The test suite leverages unittest.IsolatedAsyncioTestCase (Python 3.8 and up) to grant us access to asyncSetUp() - this way we can call await in our test setup functions:

async def asyncSetUp(self) -> None:
    self.conn = await asyncpg.connect(...)
    conn_manager.set_connection(self.conn)
    self.transaction = self.conn.transaction()

    await self.transaction.start()

async def asyncTearDown(self) -> None:
    await self.transaction.rollback()
    await self.conn.close()
    await self.ctx.pop()

Note that we set up the database only once for our test class. At the end of each test, the connection is rolled back, returning the database to its pristine state for the next test. This is a speed trick to make sure we don’t have to run database setup code each single time. In this case it doesn’t really matter, but in a test suite large enough, this is going to add up.
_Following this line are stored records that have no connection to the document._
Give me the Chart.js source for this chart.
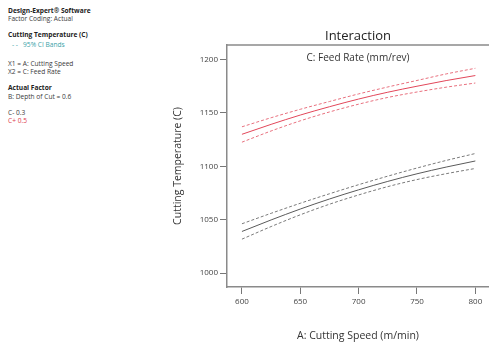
<!DOCTYPE html>
<html><head><meta charset="utf-8">
<script src="https://cdn.jsdelivr.net/npm/chart.js@4.4.1/dist/chart.umd.min.js"></script>
<style>
html,body{margin:0;padding:0;background:#fff;width:489px;height:348px;overflow:hidden;font-family:"Open Sans",sans-serif}
#wrap{position:absolute;left:150px;top:0;width:339px;height:348px}
.t{position:absolute;left:8px;font-size:6.6px;line-height:8px;color:#3a3a3a;white-space:nowrap}
.b{font-weight:bold;color:#222}
#feed{position:absolute;left:227px;width:262px;top:50px;text-align:center;font-size:10px;line-height:14px;color:#333}
</style></head>
<body>
<div class="t b" style="top:7px">Design-Expert® Software</div>
<div class="t" style="top:15px">Factor Coding: Actual</div>
<div class="t b" style="top:31px">Cutting Temperature (C)</div>
<div class="t" style="top:41px;left:12px;color:#3a9fa8">- -&nbsp;&nbsp;&nbsp;95% CI Bands</div>
<div class="t" style="top:60px">X1 = A: Cutting Speed</div>
<div class="t" style="top:68px">X2 = C: Feed Rate</div>
<div class="t b" style="top:84px">Actual Factor</div>
<div class="t" style="top:93px">B: Depth of Cut = 0.6</div>
<div class="t" style="top:109px">C- 0.3</div>
<div class="t" style="top:117px;color:#e03a4e">C+ 0.5</div>
<div id="wrap"><canvas id="c" width="339" height="348"></canvas></div>
<div id="feed">C: Feed Rate (mm/rev)</div>
<script>
// Cutting speed (m/min)
const speed = [600, 625, 650, 675, 700, 725, 750, 775, 800];
// C- 0.3 (feed rate low)
const lowMean  = [1039.0, 1049.8, 1060.0, 1069.4, 1078.0, 1085.9, 1093.0, 1099.3, 1105.0];
const lowUpper = [1046.2, 1056.0, 1065.4, 1074.3, 1082.8, 1090.8, 1098.4, 1105.5, 1112.0];
const lowLower = [1031.8, 1043.6, 1054.6, 1064.5, 1073.2, 1081.0, 1087.6, 1093.1, 1098.0];
// C+ 0.5 (feed rate high)
const highMean  = [1130.0, 1139.3, 1148.0, 1155.8, 1163.0, 1169.4, 1175.0, 1180.3, 1185.0];
const highUpper = [1137.0, 1145.5, 1153.4, 1160.7, 1167.8, 1174.3, 1180.4, 1186.5, 1191.8];
const highLower = [1122.6, 1133.1, 1142.6, 1150.9, 1158.2, 1164.5, 1169.6, 1174.1, 1178.0];
// tick labels
const xTicks = [600, 650, 700, 750, 800];
const yTicks = [1000, 1050, 1100, 1150, 1200];

const pts = arr => arr.map((v, i) => ({x: speed[i], y: v}));
const RED = '#e2475a', RED_D = '#e8707e', GRAY = '#5a5a5a', GRAY_D = '#7a7a7a';
function ds(label, arr, color, dashed) {
  return {label, data: pts(arr), borderColor: color, borderWidth: 1,
    borderDash: dashed ? [3, 2] : [], pointRadius: 0, fill: false,
    cubicInterpolationMode: 'monotone'};
}
const topLine = {
  id: 'topLine',
  afterDraw(chart) {
    const a = chart.chartArea, ctx = chart.ctx;
    ctx.save(); ctx.strokeStyle = '#8a8a8a'; ctx.lineWidth = 1.5;
    ctx.beginPath(); ctx.moveTo(a.left, a.top); ctx.lineTo(a.right, a.top); ctx.stroke();
    ctx.restore();
  }
};
new Chart(document.getElementById('c'), {
  type: 'line',
  data: {datasets: [
    ds('C+ 0.5 upper', highUpper, RED_D, true),
    ds('C+ 0.5', highMean, RED, false),
    ds('C+ 0.5 lower', highLower, RED_D, true),
    ds('C- 0.3 upper', lowUpper, GRAY_D, true),
    ds('C- 0.3', lowMean, GRAY, false),
    ds('C- 0.3 lower', lowLower, GRAY_D, true)
  ]},
  plugins: [topLine],
  options: {
    responsive: false, animation: false,
    layout: {padding: {left: 0, right: 0, top: 0, bottom: 0}},
    plugins: {
      legend: {display: false}, tooltip: {enabled: false},
      title: {display: true, text: 'Interaction', fullSize: false, color: '#222',
        font: {family: 'Open Sans', size: 13, weight: 'normal'}, padding: {top: 28, bottom: 1.4}}
    },
    scales: {
      x: {type: 'linear', min: 587.2, max: 811.7,
        afterBuildTicks: s => { s.ticks = xTicks.map(v => ({value: v})); },
        afterFit: s => { s.height = 61; },
        grid: {drawOnChartArea: false, drawTicks: true, tickLength: 7, color: '#8a8a8a', tickColor: '#777'},
        border: {display: true, color: '#8a8a8a', width: 1.5},
        ticks: {color: '#444', font: {family: 'Open Sans', size: 8}, padding: 3, maxRotation: 0,
          callback: v => String(v)},
        title: {display: true, text: 'A: Cutting Speed (m/min)', color: '#333',
          font: {family: 'Open Sans', size: 10.5}, padding: {top: 0, bottom: 6}}
      },
      y: {min: 987, max: 1213.6,
        afterBuildTicks: s => { s.ticks = yTicks.map(v => ({value: v})); },
        afterFit: s => { s.width = 77; },
        grid: {drawOnChartArea: false, drawTicks: true, tickLength: 7, color: '#8a8a8a', tickColor: '#777'},
        border: {display: true, color: '#8a8a8a', width: 1.5},
        ticks: {color: '#444', font: {family: 'Open Sans', size: 8}, padding: 2,
          callback: v => String(v)},
        title: {display: true, text: 'Cutting Temperature (C)', color: '#333',
          font: {family: 'Open Sans', size: 10.5}, padding: {top: 22, bottom: 0}}
      }
    }
  }
});
</script>
</body></html>
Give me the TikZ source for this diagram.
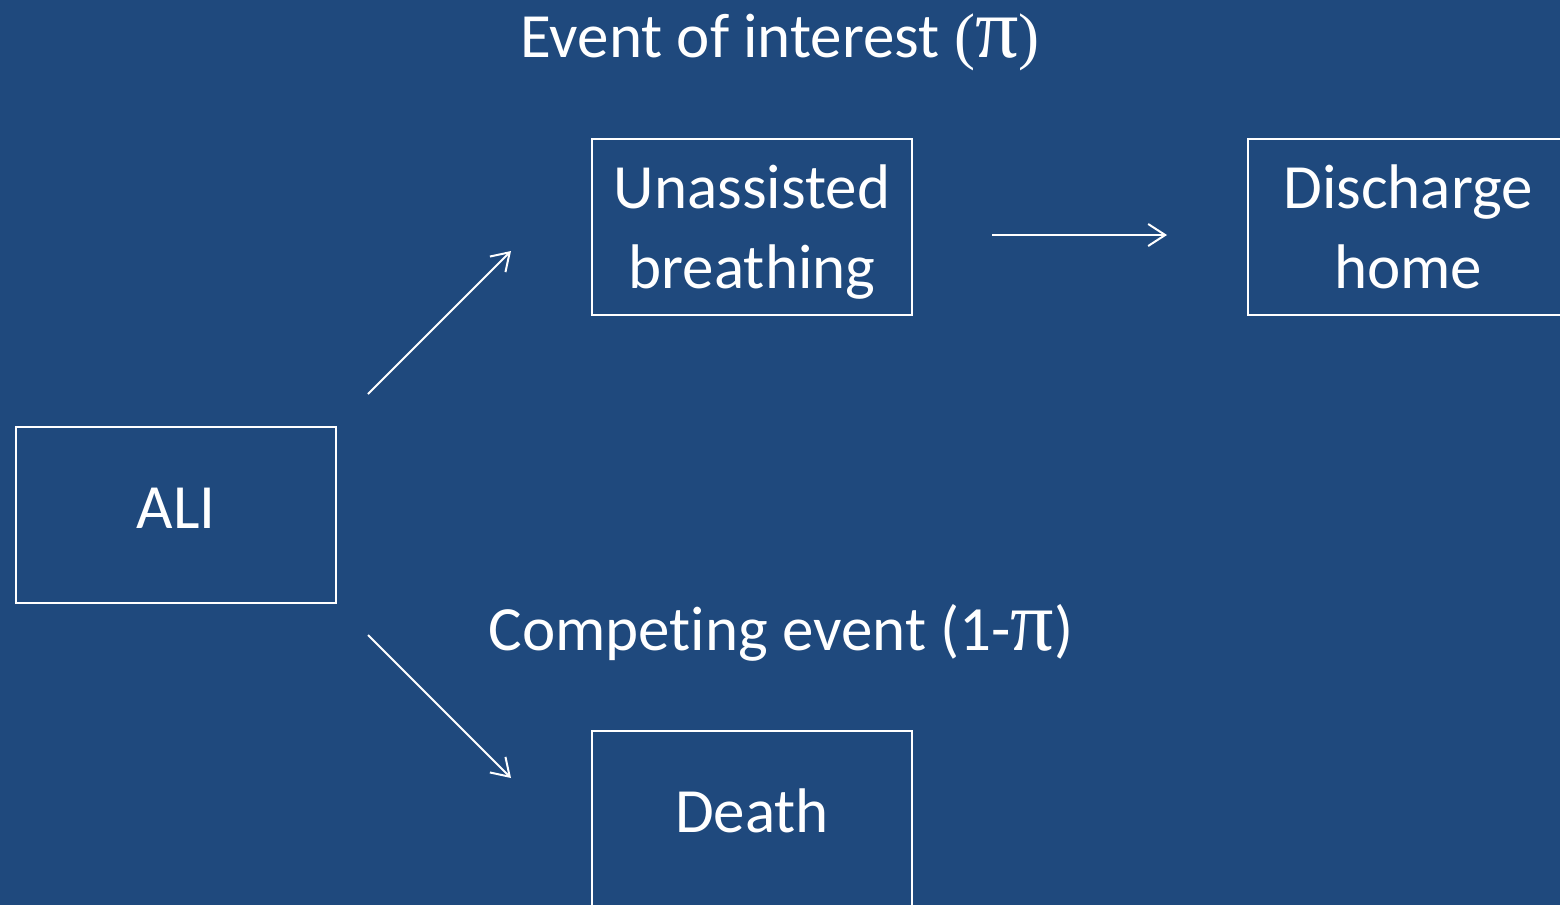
\documentclass[tikz,border=0pt]{standalone}
\usepackage{fontspec}
\setmainfont[Ligatures=NoCommon]{Carlito}
\newfontfamily\pifont{Liberation Serif}
\usetikzlibrary{arrows.meta}
\definecolor{bgblue}{RGB}{31,73,125}
\newcommand{\onestrut}{\rule[-20pt]{0pt}{67pt}}
\newcommand{\topstrut}{\rule{0pt}{58pt}}
\newcommand{\botstrut}{\rule[-16pt]{0pt}{16pt}}
\newcommand{\bigpi}{{\pifont\fontsize{86}{80}\selectfont π}}
\begin{document}
\begin{tikzpicture}[x=1pt,y=-1pt,
  every node/.style={text=white,inner sep=0pt,outer sep=0pt},
  statebox/.style={draw=white,line width=2.5pt,minimum width=320pt,minimum height=176pt,align=center,
    font=\fontsize{63}{80}\selectfont},
  label/.style={anchor=base,font=\fontsize{63}{80}\selectfont},
  arr/.style={draw=white,line width=2pt,-{Straight Barb[length=17pt,width=22pt,line width=2pt]}}]
\fill[bgblue] (0,0) rectangle (1560,905);
\useasboundingbox (0,0) rectangle (1560,905);
\node[statebox] (ali) at (176,515) {\onestrut ALI};
\node[statebox] (unas) at (752,227) {\topstrut Unassisted\\breathing\botstrut};
\node[statebox] (disc) at (1408,227) {\topstrut Discharge\\home\botstrut};
\node[statebox] (death) at (752,819) {\onestrut Death};
\node[label] (t1) at (780,57) {Event of interest {\pifont(\bigpi)}};
\node[label] (t2) at (781,650) {Competing event (1-\bigpi)};
\coordinate (a1s) at (368,394);
\coordinate (a1e) at (511,251);
\coordinate (a2s) at (992,235);
\coordinate (a2e) at (1167,235);
\coordinate (a3s) at (368,635);
\coordinate (a3e) at (511,778);
\draw[arr] (a1s) -- (a1e);
\draw[arr] (a2s) -- (a2e);
\draw[arr] (a3s) -- (a3e);
\end{tikzpicture}
\end{document}
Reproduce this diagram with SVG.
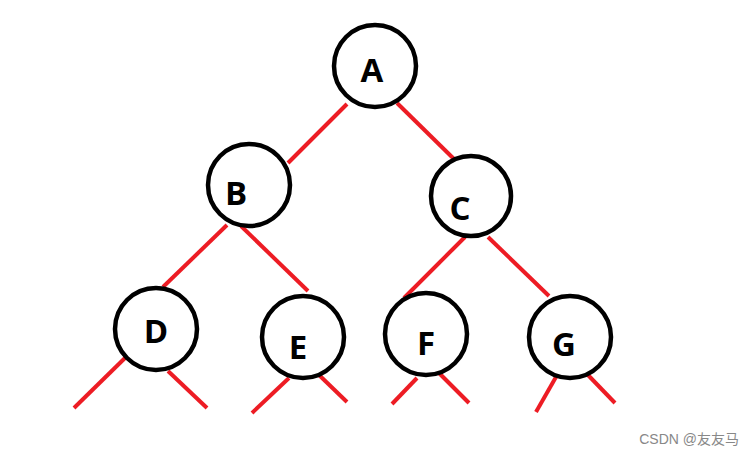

For delayed jobs, we simulate the future by freezing the clock at a specific time (relative to now):

# jump to the FUTURE
with freeze_time(now + datetime.timedelta(hours=2)):
    ripe_job = await job_db.get_one_ripe_job()
    assert ripe_job

Improvements

Batching - pulling more than one job at once would add major dragonforce to this system. This is not part of the example as to not overcomplicate it. You just need to be careful and return the failed jobs back in the queue while deleting the completed ones. With enough workers, a system like this could really be capable of handling serious common-scale workloads.

Server exit - there are less than trivial ways of interrupting worker sleep cycles. This could improve the experience of running the service locally. In its current form, you have to wait a few seconds until all worker loops get out of sleep() and read the STOP flag.